(Source Mary Vorsino The Honolulu Star-Advertiser (MCT) — The Department of Education is preparing to develop a strategic plan for school facilities that officials say will make clearer the needs of aging campuses and spell out the state’s vision for what 21st-century schools should look like.
The state wants to complete the plan by the end of 2013.
“In order to plan ahead, we need to know what we have and what the conditions are in a more comprehensive way,” said Duane Kashiwai, public works administrator for the DOE Facilities Development Branch.
The plan will include a comprehensive inventory of Hawaii’s 256 public schools and their needed repairs.
Officials believe the plan will ultimately help to better allocate resources and address areas with the highest needs.
It will also be “aspirational,” Kashiwai said, delving into such philosophical issues as a school’s role in a community and society. (For example, how should schools be used after students leave in the afternoon?)
The department plans to reach out to a number of stakeholder groups for input on the master plan.
The DOE will also seek the help of a consultant to help guide the development of the plan, and hopes to have one chosen by October. An estimate on how much developing the master plan will cost is not yet available.
The strategic plan is the latest step in a years-long effort to upgrade Hawaii’s aging inventory of schools and meet the needs of modern learners.
Statewide, more than half of all schools are 50 years old or older. Some 16 percent were built before 1912. Just 3 percent are less than 9 years old.
Over the past decade, the department has poured hundreds of millions of dollars into its effort to address backlogged repairs at campuses. In 2001, the price tag for backlogged repairs was at $720 million. Today, it’s about $382 million.
More recently, the DOE has turned its attention to upgrading outdated infrastructure, including telecommunication lines and old electrical systems.
Also, last year, the DOE kicked off a decade-long, $100 million modernization project of Farrington High. The project is seen as a new way to tackle repairs of an aging campus all at once, rather than piecemeal, while also updating facilities to meet modern needs.
Board of Education members say with the strategic plan, the department will be able to better align facilities decisions with big academic goals, such as boosting student achievement.

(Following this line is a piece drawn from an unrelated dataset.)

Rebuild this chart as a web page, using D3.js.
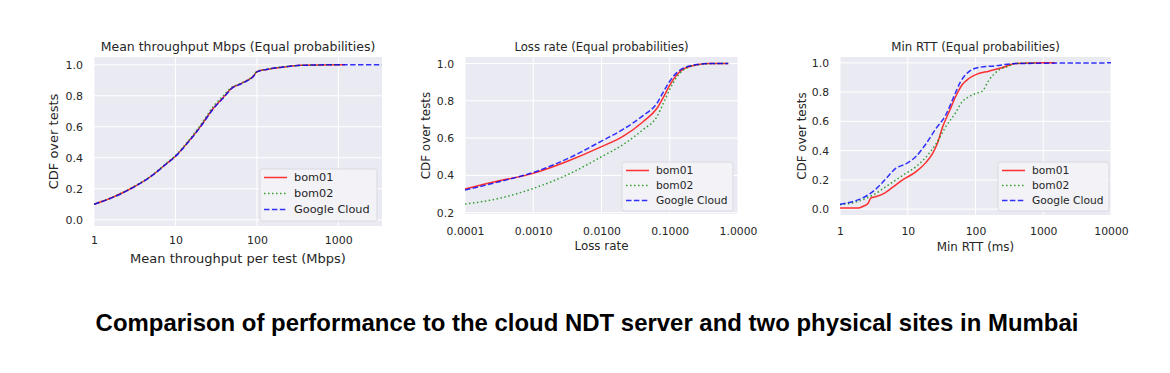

Some onlookers also see the plan as an opportunity to study out-of-the-box ideas for financing new schools or modernizing old ones.
The inventory will give the department a better idea of what properties aren’t being used to their potentialand whether there is unused land on campuses that could be leased out to commercial developments, with profits going into new school facilities.
That model has been advocated by the Hawaii Institute for Public Affairs, a nonprofit research group, and is already being tried in several cities.
Alan Oshima, a member of HIPA’s board, said an inventory of the potential value of land underneath schools is vital to gaining a better understanding of how to upgrade campuses.
“You almost have to look at our land base under our public schools as a resource,” he said.
At a recent BOE meeting, Chairman Don Horner pointed to Jefferson Elementary School as an example of an “underutilized asset.” The school is on more than 15 acres in the heart of Waikiki.
“We know there’s an opportunity for economic development,” he said.